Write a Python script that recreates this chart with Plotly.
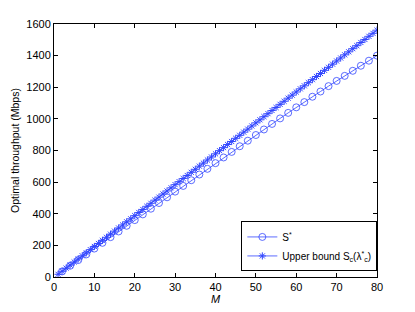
import plotly.graph_objects as go

M_upper = list(range(1, 81))
upper_bound = [17, 36, 56, 75, 95, 114, 134, 153, 173, 193,
               212, 232, 251, 271, 290, 310, 329, 349, 368, 388,
               408, 427, 447, 466, 486, 505, 525, 544, 564, 584,
               603, 623, 642, 662, 681, 701, 720, 740, 759, 779,
               799, 818, 838, 857, 877, 896, 916, 935, 955, 975,
               994, 1014, 1033, 1053, 1072, 1092, 1111, 1131, 1150, 1170,
               1190, 1209, 1229, 1248, 1268, 1287, 1307, 1326, 1346, 1366,
               1385, 1405, 1424, 1444, 1463, 1483, 1502, 1522, 1541, 1561]

M_opt = list(range(2, 81, 2))
s_opt = [35, 71, 107, 143, 180, 216, 252, 288, 324, 360,
         396, 432, 468, 504, 540, 576, 612, 648, 684, 720,
         756, 791, 827, 862, 898, 933, 968, 1003, 1038, 1073,
         1106, 1140, 1173, 1207, 1240, 1272, 1304, 1336, 1368, 1400]

x_ticks = [0, 10, 20, 30, 40, 50, 60, 70, 80]
y_ticks = [0, 200, 400, 600, 800, 1000, 1200, 1400, 1600]

col = "rgb(50,70,255)"
fnt = "Liberation Sans, Arial"

fig = go.Figure()
fig.add_trace(go.Scatter(
    x=M_opt, y=s_opt, mode="lines+markers", name="S<sup>*</sup>",
    line=dict(color=col, width=0.8),
    marker=dict(symbol="circle-open", size=7, color=col, line=dict(width=0.8)),
))
fig.add_trace(go.Scatter(
    x=M_upper, y=upper_bound, mode="lines+markers",
    name="Upper bound S<sub>c</sub>(λ<sup>*</sup><sub>c</sub>)",
    line=dict(color=col, width=0.8),
    marker=dict(symbol="asterisk-open", size=6, color=col, line=dict(width=1, color=col)),
))

axis_common = dict(
    showline=True, linecolor="black", linewidth=1, mirror="ticks",
    ticks="inside", ticklen=4, tickcolor="black", showgrid=False, zeroline=False,
    automargin=False,
    tickfont=dict(family=fnt, size=11, color="black"),
)
fig.update_xaxes(range=[0, 80], tickvals=x_ticks,
                 title=dict(text="<i>M</i>", font=dict(family=fnt, size=11, color="black"), standoff=2),
                 **axis_common)
fig.update_yaxes(range=[0, 1600], tickvals=y_ticks,
                 title=dict(text="Optimal throughput (Mbps)", font=dict(family=fnt, size=10.5, color="black"), standoff=4),
                 **axis_common)

fig.update_layout(
    width=415, height=312,
    margin=dict(l=54, r=38, t=24, b=35, autoexpand=False),
    paper_bgcolor="white", plot_bgcolor="white",
    showlegend=True,
    legend=dict(x=0.58, y=0.022, xanchor="left", yanchor="bottom",
                bgcolor="white", bordercolor="black", borderwidth=1,
                font=dict(family=fnt, size=10, color="black"),
                itemwidth=30, tracegroupgap=0),
)

fig.write_html("out.html", config={"displayModeBar": False},
               post_script="document.body.style.margin='0';")
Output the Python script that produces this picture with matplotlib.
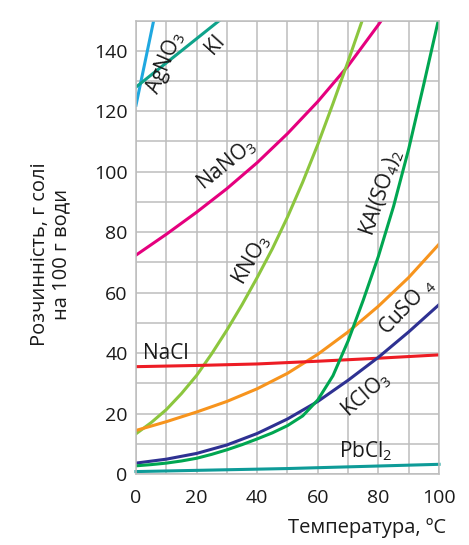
# Solubility curves of salts vs temperature
import numpy as np
import matplotlib
matplotlib.use('Agg')
import matplotlib.pyplot as plt

plt.rcParams['font.family'] = ['Open Sans', 'DejaVu Sans']
plt.rcParams['mathtext.default'] = 'regular'

# ==============================
# DATA
# ==============================
t_agno3 = [0, 5, 10]
agno3 = [122, 146, 170]

t_ki = [0, 10, 20, 30]
ki = [128, 136, 144, 152]

t_nano3 = [0, 10, 20, 30, 40, 50, 60, 70, 80, 90]
nano3 = [72.4, 79.3, 86.6, 94.4, 103, 112.6, 123.2, 135, 148.6, 163]

t_kno3 = [0, 5, 10, 15, 20, 25, 30, 35, 40, 45, 50, 55, 60, 65, 70, 75]
kno3 = [13.3, 17, 21.3, 26.6, 32.6, 39.8, 47.6, 56, 65, 74.5, 85, 96.5, 109, 122.5, 136.5, 151]

t_alum = [0, 5, 10, 15, 20, 25, 30, 35, 40, 45, 50, 55, 60, 65, 70, 75, 80, 85, 90, 95, 100]
alum = [2.7, 3.1, 3.6, 4.3, 5.2, 6.5, 8, 9.7, 11.6, 13.6, 16, 19.2, 24.5, 32.5, 44, 57.5, 72, 88.5, 107.5, 129, 151]

t_cuso4 = [0, 10, 20, 30, 40, 50, 60, 70, 80, 90, 100]
cuso4 = [14.4, 17.3, 20.5, 24, 28.2, 33.3, 39.6, 47, 55.5, 65, 76]

t_kclo3 = [0, 10, 20, 30, 40, 50, 60, 70, 80, 90, 100]
kclo3 = [3.6, 4.9, 6.8, 9.6, 13.4, 18.2, 24, 31, 38.6, 47, 56]

t_nacl = [0, 20, 40, 60, 80, 100]
nacl = [35.5, 35.9, 36.4, 37.3, 38.3, 39.4]

t_pbcl2 = [0, 50, 100]
pbcl2 = [0.8, 1.8, 3.2]

x_ticks = [0, 20, 40, 60, 80, 100]
y_ticks = [0, 20, 40, 60, 80, 100, 120, 140]

# ==============================
# FIGURE
# ==============================
fig = plt.figure(figsize=(4.69, 5.45), dpi=100)
ax = fig.add_axes([0.29, 0.1303, 0.646, 0.832])

ax.set_xlim(0, 100)
ax.set_ylim(0, 150)
ax.set_xticks(np.arange(0, 101, 10))
ax.set_yticks(np.arange(0, 151, 10))
ax.grid(True, color='#bdbdbd', linewidth=1.1)
ax.set_axisbelow(True)
for s in ax.spines.values():
    s.set_color('#bdbdbd')
    s.set_linewidth(1.1)

ax.set_xticklabels([str(v) if v in x_ticks else '' for v in range(0, 101, 10)])
ax.set_yticklabels([str(v) if v in y_ticks else '' for v in range(0, 151, 10)])
ax.tick_params(length=0, labelsize=14, colors='#1a1a1a')
ax.tick_params(axis='x', pad=11)
ax.tick_params(axis='y', pad=6)

lw = 2.2
ax.plot(t_agno3, agno3, color='#1fa8e0', lw=lw)
ax.plot(t_ki, ki, color='#0fa38b', lw=lw)
ax.plot(t_nano3, nano3, color='#e5007e', lw=lw)
ax.plot(t_kno3, kno3, color='#8cc63e', lw=lw)
ax.plot(t_cuso4, cuso4, color='#f7941d', lw=lw)
ax.plot(t_nacl, nacl, color='#ed1c24', lw=lw)
ax.plot(t_kclo3, kclo3, color='#2e3192', lw=lw)
ax.plot(t_alum, alum, color='#00a651', lw=lw)
ax.plot(t_pbcl2, pbcl2, color='#0e9b98', lw=lw, clip_on=False)

# curve labels
fs = 15
kw = dict(ha='center', va='center', fontsize=fs, color='#1a1a1a')
ax.text(9.6, 136, r'$AgNO_3$', rotation=67, **kw)
ax.text(26, 142, 'KI', rotation=48, **kw)
ax.text(29.8, 102.5, r'$NaNO_3$', rotation=39, **kw)
ax.text(38, 71, r'$KNO_3$', rotation=60, **kw)
ax.text(81, 93, r'$KAl(SO_4)_2$', rotation=71, **kw)
ax.text(89.6, 55.5, r'$CuSO\ _4$', rotation=46, **kw)
ax.text(75.7, 26.3, r'$KClO_3$', rotation=41, **kw)
ax.text(9.7, 39.8, 'NaCl', **kw)
ax.text(76, 7.6, r'$PbCl_2$', **kw)

fig.text(51 / 469, 1 - 254 / 545, 'Розчинність, г солі\nна 100 г води',
         rotation=90, ha='center', va='center', fontsize=14.5, color='#1a1a1a',
         linespacing=1.1)
fig.text(446 / 469, 1 - 528 / 545, 'Температура, ºC', ha='right', va='center',
         fontsize=14.5, color='#1a1a1a')

fig.savefig('out.png', dpi=100)
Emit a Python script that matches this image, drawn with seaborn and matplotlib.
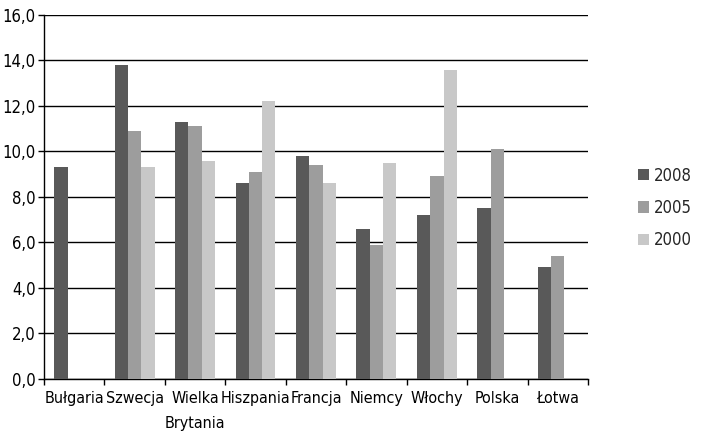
import numpy as np
import pandas as pd
import matplotlib
matplotlib.use("Agg")
import matplotlib.pyplot as plt
from matplotlib.ticker import FixedLocator, FuncFormatter
import seaborn as sns

countries = ["Bułgaria", "Szwecja", "Wielka\nBrytania", "Hiszpania", "Francja",
             "Niemcy", "Włochy", "Polska", "Łotwa"]
years = ["2008", "2005", "2000"]
v2008 = [9.3, 13.8, 11.3, 8.6, 9.8, 6.6, 7.2, 7.5, 4.9]
v2005 = [np.nan, 10.9, 11.1, 9.1, 9.4, 5.9, 8.9, 10.1, 5.4]
v2000 = [np.nan, 9.3, 9.6, 12.2, 8.6, 9.5, 13.6, np.nan, np.nan]
colors = ["#595959", "#9d9d9d", "#c8c8c8"]

df = pd.DataFrame({
    "kraj": countries * 3,
    "rok": sum([[y] * len(countries) for y in years], []),
    "wartosc": v2008 + v2005 + v2000,
}).dropna()

sns.set_theme(style="white")
plt.rcParams["font.family"] = ["DejaVu Sans"]
plt.rcParams["font.stretch"] = "condensed"

fig = plt.figure(figsize=(7.17, 4.36), dpi=100)
ax = fig.add_axes([0.0614, 0.131, 0.7586, 0.8346])

sns.barplot(data=df, x="kraj", y="wartosc", hue="rok", order=countries,
            hue_order=years, palette=colors, width=0.66, saturation=1,
            errorbar=None, linewidth=0, ax=ax, zorder=3)

ax.set_xlim(-0.5, len(countries) - 0.5)
ax.set_ylim(0, 16)
ax.set_yticks(np.arange(0, 16.1, 2))
ax.yaxis.set_major_formatter(FuncFormatter(lambda v, p: f"{v:.1f}".replace(".", ",")))
ax.grid(axis="y", color="black", linewidth=1.0, zorder=0)
ax.set_axisbelow(True)

for s in ["top", "right"]:
    ax.spines[s].set_visible(False)
for s in ["left", "bottom"]:
    ax.spines[s].set_color("black")
    ax.spines[s].set_linewidth(1.0)

ax.set_xlabel("")
ax.set_ylabel("")
ax.tick_params(axis="x", which="major", length=0, labelsize=11.5, pad=9, colors="black")
for lbl in ax.get_xticklabels():
    lbl.set_linespacing(1.8)
ax.xaxis.set_minor_locator(FixedLocator(np.arange(-0.5, len(countries), 1)))
ax.tick_params(axis="x", which="minor", length=4, width=1, color="black", bottom=True)
ax.tick_params(axis="y", which="major", length=4, width=1, color="black",
               labelsize=12, left=True, pad=2, labelcolor="black")

handles, labels = ax.get_legend_handles_labels()
ax.legend(handles, labels, loc="center left", bbox_to_anchor=(1.065, 0.47),
          frameon=False, fontsize=12, handlelength=0.65, handleheight=0.65,
          handletextpad=0.3, labelspacing=0.85)

fig.savefig("out.png", dpi=100)
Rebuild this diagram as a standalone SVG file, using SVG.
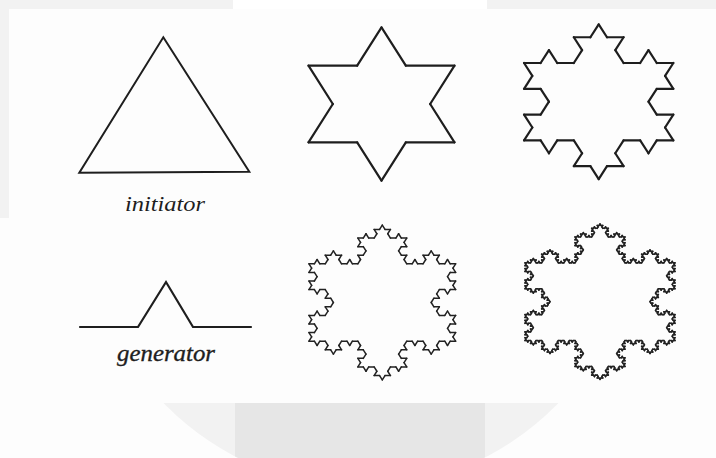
<svg xmlns="http://www.w3.org/2000/svg" width="716" height="458" viewBox="0 0 716 458">
<style>
.seg{fill:none;vector-effect:non-scaling-stroke;stroke-linecap:round}
.shape{fill:none;stroke:#1e1e1e;stroke-linejoin:miter;stroke-linecap:round}
.lbl{fill:#1e1e1e}
</style>
<defs>
<path id="k0" class="seg" d="M0 0H1"/>
<g id="k1">
<use href="#k0" transform="scale(0.33333333)"/>
<use href="#k0" transform="translate(0.33333333 0) rotate(-60) scale(0.33333333)"/>
<use href="#k0" transform="translate(0.5 -0.28867513) rotate(60) scale(0.33333333)"/>
<use href="#k0" transform="translate(0.66666667 0) scale(0.33333333)"/>
</g>
<g id="k2">
<use href="#k1" transform="scale(0.33333333)"/>
<use href="#k1" transform="translate(0.33333333 0) rotate(-60) scale(0.33333333)"/>
<use href="#k1" transform="translate(0.5 -0.28867513) rotate(60) scale(0.33333333)"/>
<use href="#k1" transform="translate(0.66666667 0) scale(0.33333333)"/>
</g>
<g id="k3">
<use href="#k2" transform="scale(0.33333333)"/>
<use href="#k2" transform="translate(0.33333333 0) rotate(-60) scale(0.33333333)"/>
<use href="#k2" transform="translate(0.5 -0.28867513) rotate(60) scale(0.33333333)"/>
<use href="#k2" transform="translate(0.66666667 0) scale(0.33333333)"/>
</g>
<g id="k4">
<use href="#k3" transform="scale(0.33333333)"/>
<use href="#k3" transform="translate(0.33333333 0) rotate(-60) scale(0.33333333)"/>
<use href="#k3" transform="translate(0.5 -0.28867513) rotate(60) scale(0.33333333)"/>
<use href="#k3" transform="translate(0.66666667 0) scale(0.33333333)"/>
</g>
<g id="s1">
<use href="#k1" transform="translate(0 -0.57735027) rotate(60)"/>
<use href="#k1" transform="translate(0.5 0.28867513) rotate(180)"/>
<use href="#k1" transform="translate(-0.5 0.28867513) rotate(-60)"/>
</g>
<g id="s2">
<use href="#k2" transform="translate(0 -0.57735027) rotate(60)"/>
<use href="#k2" transform="translate(0.5 0.28867513) rotate(180)"/>
<use href="#k2" transform="translate(-0.5 0.28867513) rotate(-60)"/>
</g>
<g id="s3">
<use href="#k3" transform="translate(0 -0.57735027) rotate(60)"/>
<use href="#k3" transform="translate(0.5 0.28867513) rotate(180)"/>
<use href="#k3" transform="translate(-0.5 0.28867513) rotate(-60)"/>
</g>
<g id="s4">
<use href="#k4" transform="translate(0 -0.57735027) rotate(60)"/>
<use href="#k4" transform="translate(0.5 0.28867513) rotate(180)"/>
<use href="#k4" transform="translate(-0.5 0.28867513) rotate(-60)"/>
</g>
<clipPath id="bottomClip"><rect x="0" y="403" width="716" height="55"/></clipPath>
<clipPath id="circClip"><circle cx="361" cy="213" r="274"/></clipPath>
</defs>

<g id="background">
<rect x="0" y="0" width="716" height="458" fill="#fdfdfd"/>
<rect x="0" y="0" width="233" height="9" fill="#f2f2f2"/>
<rect x="487" y="0" width="229" height="9" fill="#f2f2f2"/>
<rect x="233" y="0" width="254" height="9" fill="#ffffff"/>
<rect x="0" y="0" width="9" height="218" fill="#f2f2f2"/>
<g clip-path="url(#bottomClip)">
<circle cx="361" cy="213" r="274" fill="#f2f2f2"/>
<rect x="235" y="403" width="250" height="55" fill="#e6e6e6" clip-path="url(#circClip)"/>
</g>
</g>

<g id="initiator">
<polygon class="shape" stroke-width="2" points="163.3,37.3 249.3,171.7 79.3,172.7"/>
<text class="lbl" x="125" y="211" font-family="'Liberation Serif', 'Times New Roman', serif" font-style="italic" font-size="22" textLength="80" lengthAdjust="spacingAndGlyphs">initiator</text>
</g>

<g id="generator">
<polyline class="shape" stroke-width="2.2" points="80,327 138,327 166,282 193,327 251,327"/>
<text class="lbl" x="117" y="361" font-family="'Liberation Serif', 'Times New Roman', serif" font-style="italic" font-size="24" textLength="98" lengthAdjust="spacingAndGlyphs" stroke="#1e1e1e" stroke-width="0.35">generator</text>
</g>

<g id="koch-level1" stroke="#1e1e1e" stroke-width="2.2">
<use href="#s1" transform="translate(381.5 104) scale(146 132.8)"/>
</g>
<g id="koch-level2" stroke="#1e1e1e" stroke-width="2.2">
<use href="#s2" transform="translate(598.7 101.7) scale(149.3 134)"/>
</g>
<g id="koch-level3" stroke="#222" stroke-width="1.5">
<use href="#s3" transform="translate(382.3 302.5) scale(146.7 134)"/>
</g>
<g id="koch-level4" stroke="#222" stroke-width="1.6">
<use href="#s4" transform="translate(600 301.7) scale(150 134.6)"/>
</g>
</svg>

------

§ **WHAT THIS TASK INVOLVES**
Please take the lines from the beginning of the data above through the line holding "import plotly.graph_objects as go" and transcribe them exactly, without any pictures.

§ **THE ANSWER**
Write a Python script that recreates this chart with Plotly.
import plotly.graph_objects as go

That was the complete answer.